While a relatively novel idea, other brands have tapped the flavor for alcoholic beverages. San Antonio brewery Martin House debuted a pickle-flavored IPA last year.
— Chris Casey
Tombstone raises the bar
Born in a Wisconsin bar 65 years ago, Tombstone pizza is going back to its roots.
The Nestlé-owned brand is paying homage to its founding with a pizza it describes as an “unapologetic, over-the-top bold flavor experience” that features bar snack favorites all on one buttery, crispy crust.
The Tombstone Bar Snacks pizza is topped with mozzarella sticks, fried pickles and fried onions before it’s finished with spicy jalapeno slices and nacho cheese sauce.

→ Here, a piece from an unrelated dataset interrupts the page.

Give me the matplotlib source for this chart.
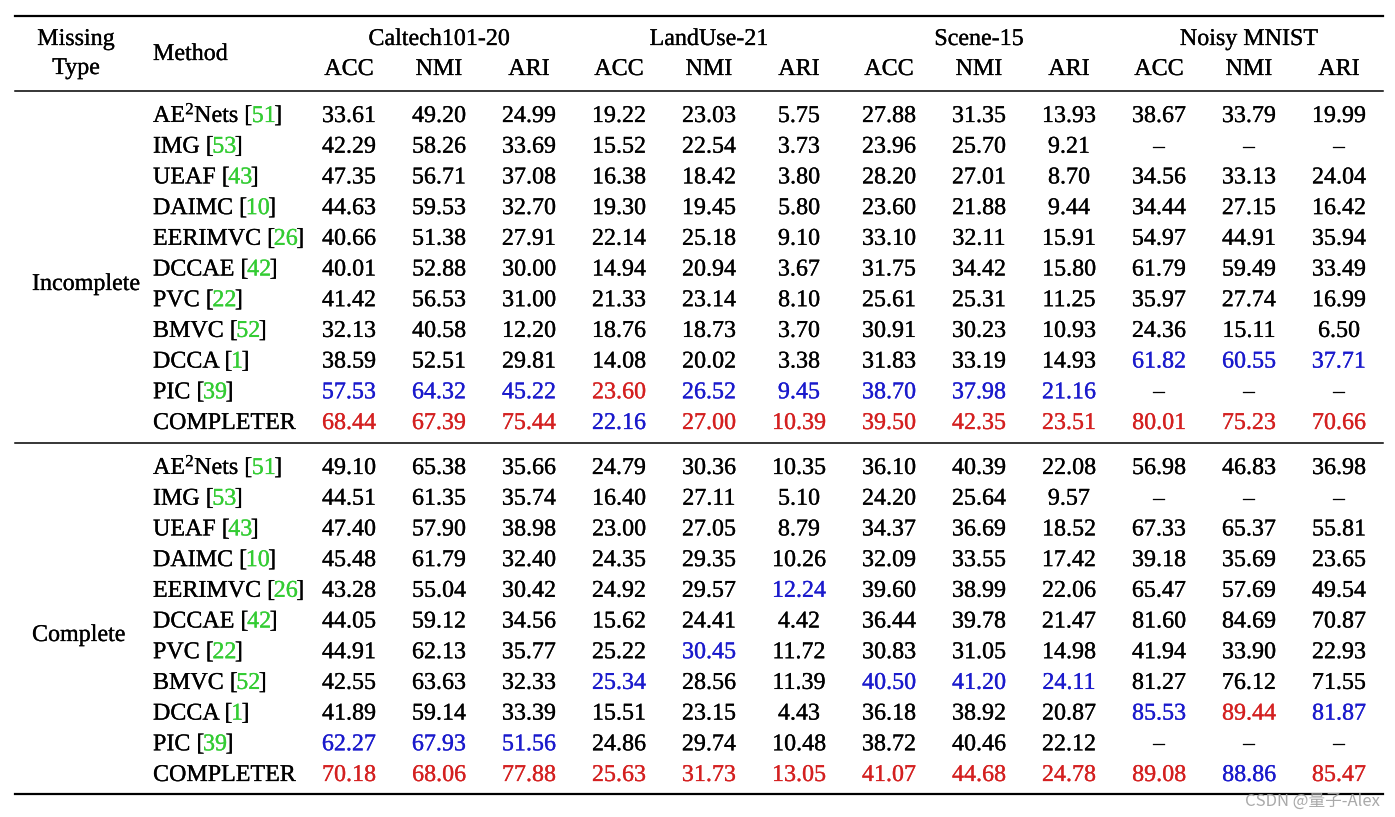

To get a slice of the unique pizza and celebrate International Beer Day on August 4, Tombstone is giving away a select number of Bar Snacks Pizzas to consumers who enter online for a chance to win.
"We're doubling down on our born-in-a-bar heritage with this pizza," Neil Morrissey, Nestlé’s marketing brand manager, said in a statement. "The Bar Snacks Pizza uniquely captures the spirit of everyone's favorite bar in a way that only Tombstone Pizza can deliver."
Nestlé is no stranger to taking one of its popular pizza brands and rolling out a limited-time twist as it does frequently under its popular DiGiorno brand.
Last year, DiGiorno offered up ice cream cones made from its Croissant Crust, a bestselling variety with a base of the buttery pastry that debuted in 2020.
It also debuted the DiGiornut, a doughnut stuffed with mozzarella cheese, topped with signature DiGiorno sauce and more cheese, and decked out with favorite pizza toppings.
— Christopher Doering
Applegate expands into the breakfast category
Applegate digs into its natural and organic roots and enters the handheld frozen breakfast category.
The New Jersey-based natural and organic meat brand has entered the breakfast arena, with the launch of frittata bites, which will be the U.S.’s first and only certified humane frozen egg bites, according to the company.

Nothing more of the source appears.